In one of these evolutions more sudden and violent than the rest the pole snapped off in the futchells!

Here was a predicament! Half-way down one of the ugliest hills in England, with a resolute frightened team and a broken pole. Nothing for it but to put them along and keep them galloping. The broken pole bobbing and dancing along at the end of the chains helped me materially to do this. The leaders finding the bars at the end of the whippletree all gone mad, took the hint and went off as hard as they could lay legs to the ground. My only care was to keep them straight, and the pace so good as to prevent the coach getting upon the lock, in which case we must have gone over.

It was a fearful moment, and never in all my coaching experience have I passed through such a crisis.

“Let ’em have it!” cries Jack Everett.

“Nothing but the pace can save us!” cries Fred North, the guard.

She rocked, they galloped, we shouted to encourage them.
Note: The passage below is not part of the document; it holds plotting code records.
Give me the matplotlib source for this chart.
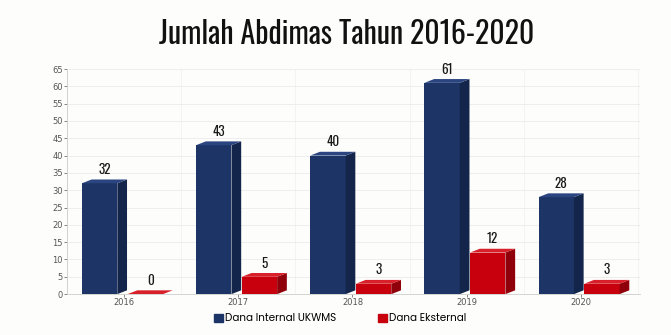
import matplotlib.pyplot as plt
import numpy as np
from matplotlib.patches import Polygon

years = ['2016', '2017', '2018', '2019', '2020']
internal = [32, 43, 40, 61, 28]
eksternal = [0, 5, 3, 12, 3]

blue = '#1d3566'
blue_side = '#14254b'
blue_top = '#2a4580'
red = '#c8000e'
red_side = '#8f000a'
red_top = '#d8202a'

fig = plt.figure(figsize=(6.71, 3.35), dpi=100)
fig.patch.set_facecolor('#fdfdfb')
ax = fig.add_axes([0.1, 0.122, 0.854, 0.672])
ax.set_facecolor('#fdfdfb')

x = np.arange(len(years))
w = 0.31    # front face width
dx = 0.085  # depth in x (data units)
dy = 1.1    # depth in y (data units)

def bar3d(xs, vals, face, side, top):
    for xi, v in zip(xs, vals):
        ax.bar(xi, v, width=w, align='edge', color=face, zorder=3, linewidth=0)
        ax.add_patch(Polygon([(xi + w, 0), (xi + w + dx, dy), (xi + w + dx, v + dy), (xi + w, v)],
                             closed=True, color=side, zorder=3, linewidth=0))
        ax.add_patch(Polygon([(xi, v), (xi + dx, v + dy), (xi + w + dx, v + dy), (xi + w, v)],
                             closed=True, color=top, zorder=3, linewidth=0))

bar3d(x - 0.37, internal, blue, blue_side, blue_top)
bar3d(x + 0.03, eksternal, red, red_side, red_top)

lab_font = ['Oswald', 'DejaVu Sans']
for xi, v in zip(x - 0.37 + w / 2, internal):
    ax.text(xi + dx / 2, v + dy + 1.0, str(v), ha='center', va='bottom', fontsize=9.5,
            family=lab_font, fontweight='medium', color='#1a1a1a')
for xi, v in zip(x + 0.03 + w / 2, eksternal):
    ax.text(xi + dx / 2, v + dy + 1.0, str(v), ha='center', va='bottom', fontsize=9.5,
            family=lab_font, fontweight='medium', color='#1a1a1a')

ax.set_xlim(-0.49, 4.52)
ax.set_ylim(0, 65)
ax.set_yticks(np.arange(0, 66, 5))
ax.set_xticks(x)
ax.set_xticklabels(years)
ax.tick_params(axis='both', labelsize=6, colors='#555555', length=2, width=0.5, pad=1)
ax.grid(axis='y', color='#ececec', linewidth=0.6, zorder=0)
ax.set_xticks(np.arange(-0.5, 4.6, 1), minor=True)
ax.grid(axis='x', which='minor', color='#f2f2f2', linewidth=0.6, zorder=0)
ax.tick_params(axis='x', which='minor', length=0)
for s in ['top', 'right']:
    ax.spines[s].set_visible(False)
ax.spines['left'].set_color('#cccccc')
ax.spines['bottom'].set_color('#cccccc')
ax.spines['left'].set_linewidth(0.6)
ax.spines['bottom'].set_linewidth(0.6)

fig.text(0.517, 0.897, 'Jumlah Abdimas Tahun 2016-2020', ha='center', va='center',
         fontsize=21.5, fontweight='semibold', family=lab_font, color='#111111')

h1 = Polygon([(0, 0)], color=blue)
h2 = Polygon([(0, 0)], color=red)
fig.legend([h1, h2], ['Dana Internal UKWMS', 'Dana Eksternal'], loc='center',
           bbox_to_anchor=(0.507, 0.048), ncol=2, frameon=False,
           handlelength=0.9, handleheight=0.9, handletextpad=0.2, columnspacing=4.0,
           prop={'family': ['Poppins', 'DejaVu Sans'], 'size': 7.5})

fig.savefig('out.png', dpi=100, facecolor=fig.get_facecolor())
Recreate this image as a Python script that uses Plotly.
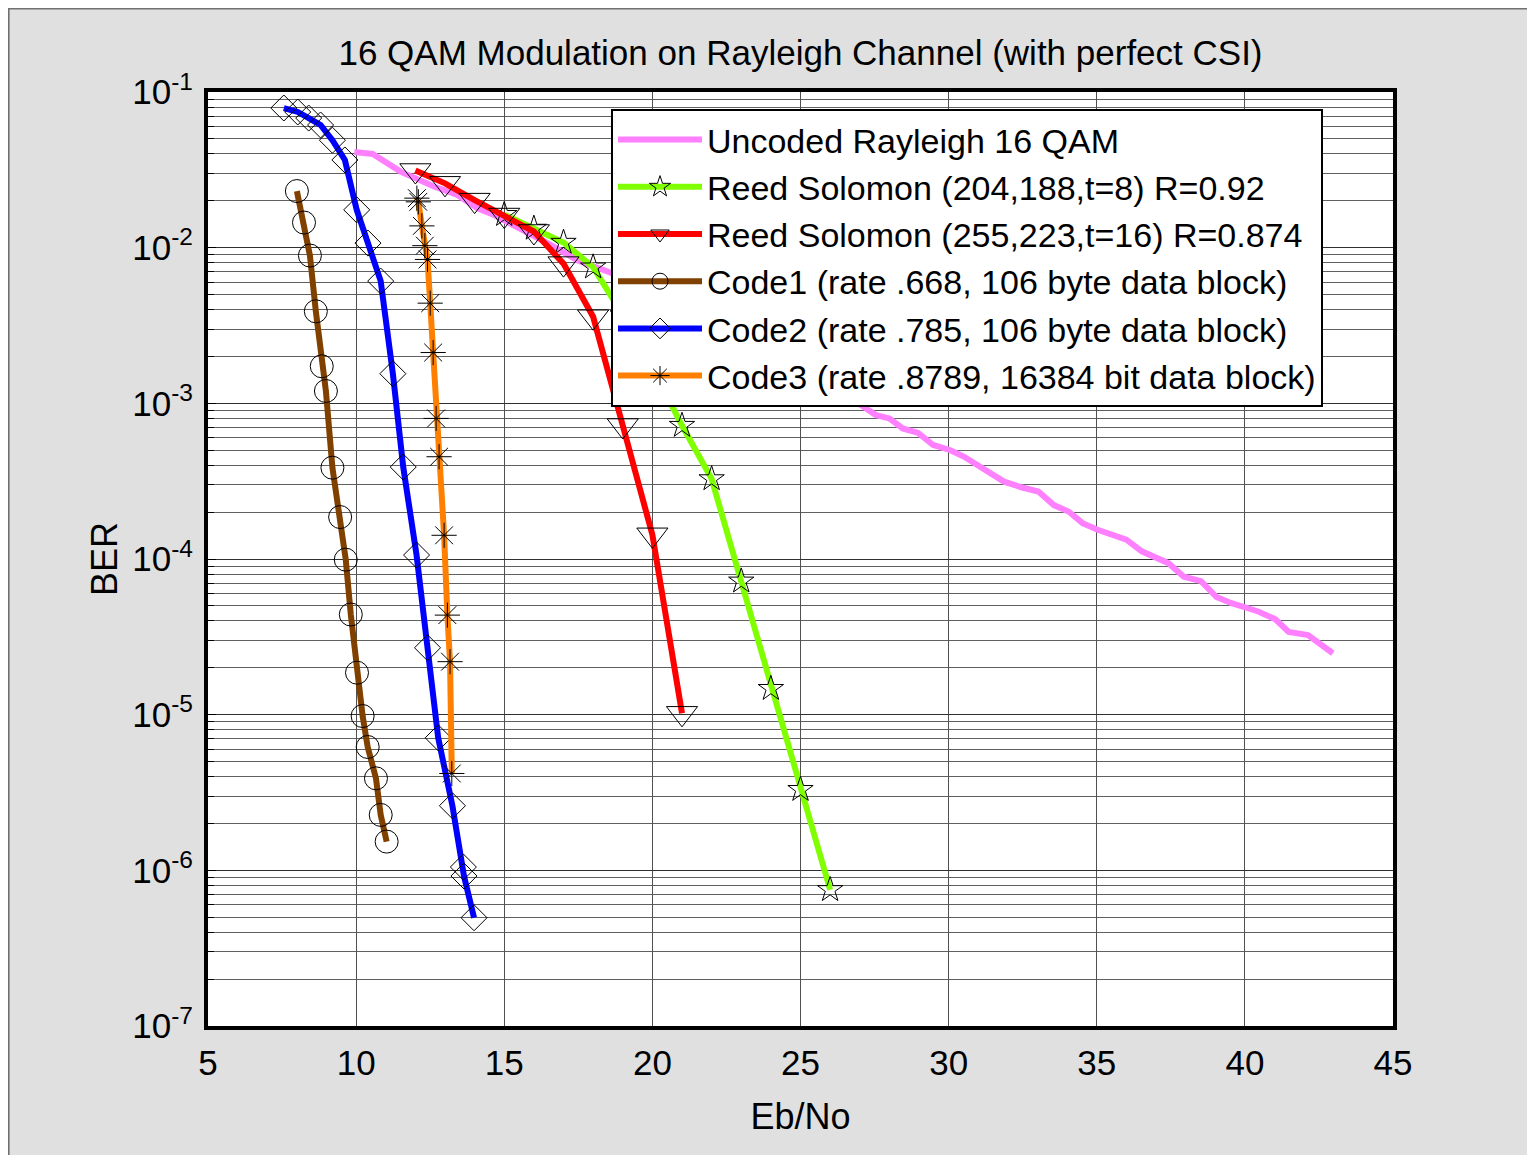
import plotly.graph_objects as go

# ---------------- data ----------------
unc_x = [9.94, 10.56, 11.5, 12.63, 13.42, 14.1, 14.66, 15.56, 16.46, 17.47, 18.6,
         25.48, 25.94, 26.58, 27.04, 27.55, 28.0, 28.45, 28.97, 29.48, 30.06, 30.51,
         31.16, 31.87, 32.45, 33.03, 33.55, 34.06, 34.52, 35.03, 36.0, 36.52, 37.42,
         37.94, 38.52, 39.04, 39.55, 40.45, 41.03, 41.48, 42.13, 42.97]
unc_y = [0.0412, 0.040, 0.0308, 0.0247, 0.0218, 0.0179, 0.0162, 0.0133, 0.0107, 0.0083, 0.0069,
         1.35e-3, 1.30e-3, 1.05e-3, 9.77e-4, 8.4e-4, 8.0e-4, 6.9e-4, 6.45e-4, 5.4e-4, 5.0e-4, 4.55e-4,
         3.83e-4, 3.14e-4, 2.89e-4, 2.71e-4, 2.22e-4, 2.01e-4, 1.7e-4, 1.54e-4, 1.33e-4, 1.12e-4, 9.4e-5,
         7.7e-5, 7.2e-5, 5.7e-5, 5.2e-5, 4.6e-5, 4.1e-5, 3.4e-5, 3.25e-5, 2.48e-5]

rs204_x = [15, 16, 17, 18, 19, 20, 21, 22, 23, 24, 25, 26]
rs204_y = [0.0163, 0.0133, 0.0108, 0.0075, 0.0037, 0.0017, 7.2e-4, 3.27e-4, 7.2e-5, 1.47e-5, 3.3e-6, 7.5e-7]

rs255_x = [12, 13, 14, 15, 16, 17, 18, 19, 20, 21]
rs255_y = [0.0313, 0.0259, 0.0202, 0.0162, 0.0127, 0.0079, 0.0036, 7.2e-4, 1.43e-4, 1.02e-5]

code1_x = [8.0, 8.24, 8.44, 8.64, 8.84, 8.98, 9.2, 9.46, 9.65, 9.82, 10.03, 10.22, 10.39, 10.67, 10.83, 11.03]
code1_y = [0.0231, 0.0145, 0.0089, 0.0039, 0.00173, 0.0012, 3.86e-4, 1.86e-4, 9.9e-5, 4.4e-5,
           1.86e-5, 9.8e-6, 6.2e-6, 3.9e-6, 2.27e-6, 1.53e-6]

code2_x = [7.56, 8.03, 8.4, 8.8, 9.2, 9.62, 10.02, 10.4, 10.83, 11.24, 11.59, 12.04, 12.41, 12.77,
           13.25, 13.62, 13.64, 13.98]
code2_y = [0.0789, 0.0744, 0.068, 0.0614, 0.049, 0.0366, 0.0175, 0.0107, 0.0061, 0.00155, 3.9e-4,
           1.06e-4, 2.69e-5, 7.1e-6, 2.6e-6, 1.05e-6, 9.2e-7, 4.96e-7]

code3_x = [12.05, 12.1, 12.22, 12.32, 12.41, 12.5, 12.6, 12.7, 12.8, 12.97, 13.08, 13.17, 13.23]
code3_y = [0.0208, 0.0197, 0.0138, 0.0103, 0.0084, 0.0044, 0.00212, 8.0e-4, 4.54e-4, 1.42e-4,
           4.36e-5, 2.19e-5, 4.19e-6]

names = ["Uncoded Rayleigh 16 QAM",
         "Reed Solomon (204,188,t=8) R=0.92",
         "Reed Solomon (255,223,t=16) R=0.874",
         "Code1 (rate .668, 106 byte data block)",
         "Code2 (rate .785, 106 byte data block)",
         "Code3 (rate .8789, 16384 bit data block)"]

ytick_vals = [1e-7, 1e-6, 1e-5, 1e-4, 1e-3, 1e-2, 1e-1]
ytick_text = ["10<sup>-7</sup>", "10<sup>-6</sup>", "10<sup>-5</sup>", "10<sup>-4</sup>",
              "10<sup>-3</sup>", "10<sup>-2</sup>", "10<sup>-1</sup>"]
xtick_vals = [5, 10, 15, 20, 25, 30, 35, 40, 45]

# ---------------- figure ----------------
FONT = "Liberation Sans, Arial, Helvetica, sans-serif"
OFF = 8                       # page body margin
W, H = 1535 - OFF, 1155 - OFF
L, T = 208 - OFF, 92 - OFF
R = W - (1393 - OFF)
B = H - (1026 - OFF)
pw, ph = W - L - R, H - T - B

def px2paper_x(p):            # p in reference page pixels
    return (p - OFF - L) / pw

def px2paper_y(p):
    return (H - B - (p - OFF)) / ph

fig = go.Figure()

series = [
    (unc_x, unc_y, "#ff80ff", None, 0),
    (rs204_x, rs204_y, "#80ff00", "star-open", 19),
    (rs255_x, rs255_y, "#ff0000", "triangle-down-open", 27),
    (code1_x, code1_y, "#804000", "circle-open", 23),
    (code2_x, code2_y, "#0000ff", "diamond-open", 20),
    (code3_x, code3_y, "#ff8000", "asterisk-open", 21),
]
for (xs, ys, col, sym, sz), nm in zip(series, names):
    if sym is None:
        fig.add_trace(go.Scatter(x=xs, y=ys, name=nm, mode="lines",
                                 line=dict(color=col, width=6)))
    else:
        fig.add_trace(go.Scatter(x=xs, y=ys, name=nm, mode="lines+markers",
                                 line=dict(color=col, width=6),
                                 marker=dict(symbol=sym, size=sz, color="black",
                                             line=dict(color="black", width=1))))

shapes = [
    # figure frame outline (left / top edges visible)
    dict(type="rect", xref="paper", yref="paper", layer="below",
         x0=-L / pw + 0.0005, x1=(W - L + 20) / pw, y0=-(B + 20) / ph, y1=(ph + T) / ph - 0.0005,
         fillcolor="rgba(0,0,0,0)", line=dict(color="#707070", width=2)),
]

fig.update_layout(
    width=W, height=H,
    margin=dict(l=L, r=R, t=T, b=B, autoexpand=False),
    paper_bgcolor="#e0e0e0",
    plot_bgcolor="white",
    font=dict(family=FONT, size=32, color="black"),
    title=dict(text="16 QAM Modulation on Rayleigh Channel (with perfect CSI)",
               x=(L + pw / 2) / W, xanchor="center", y=1 - (53 - OFF) / H, yanchor="middle",
               font=dict(size=35, family=FONT, color="black")),
    shapes=shapes,
    showlegend=True,
    legend=dict(x=px2paper_x(611), y=px2paper_y(109), xanchor="left", yanchor="top",
                bgcolor="white", bordercolor="black", borderwidth=2,
                font=dict(size=34, family=FONT, color="black"),
                itemwidth=84, tracegroupgap=0),
    xaxis=dict(range=[5, 45], tickmode="array", tickvals=xtick_vals,
               showline=True, linecolor="black", linewidth=4, mirror=True,
               showgrid=True, gridcolor="#505050", gridwidth=1,
               ticks="inside", ticklen=6, tickcolor="#505050",
               ticklabelstandoff=3, zeroline=False,
               tickfont=dict(size=35, family=FONT, color="black"),
               title=dict(text="Eb/No", standoff=24,
                          font=dict(size=36, family=FONT, color="black"))),
    yaxis=dict(type="log", range=[-7, -1], tickmode="array",
               tickvals=ytick_vals, ticktext=ytick_text,
               showline=True, linecolor="black", linewidth=4, mirror=True,
               showgrid=True, gridcolor="#303030", gridwidth=1,
               ticks="inside", ticklen=8, tickcolor="black",
               ticklabelstandoff=4, zeroline=False,
               tickfont=dict(size=35, family=FONT, color="black"),
               minor=dict(dtick="D1", showgrid=True, gridcolor="#606060", gridwidth=1,
                          ticks="inside", ticklen=6, tickcolor="black"),
               title=dict(text="BER", standoff=5,
                          font=dict(size=36, family=FONT, color="black"))),
)

fig.write_html("out.html")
Fortunately they were very evenly matched in pace. If there had been one shirk it must have been fatal.

Providence protected us on this occasion, and I had the good fortune to keep the pace up till we got upon a level, and then gradually stopped her, and, by way of a finale, we had a rattling good kicking match before we could get the wheelers away from the coach.

I have been in many coach accidents, some of which, I regret to say, have been much more serious in their results, but I always consider that our lives were in greater jeopardy for the four or five minutes after that pole snapped than during any other epoch of my life.

Rarely, if ever, has there been a similar accident upon a plain open road. Poles are often snapped by inexperienced coachmen getting upon the lock in attempting to turn without room, and trusting to the strength of the pole to drag the coach across the road.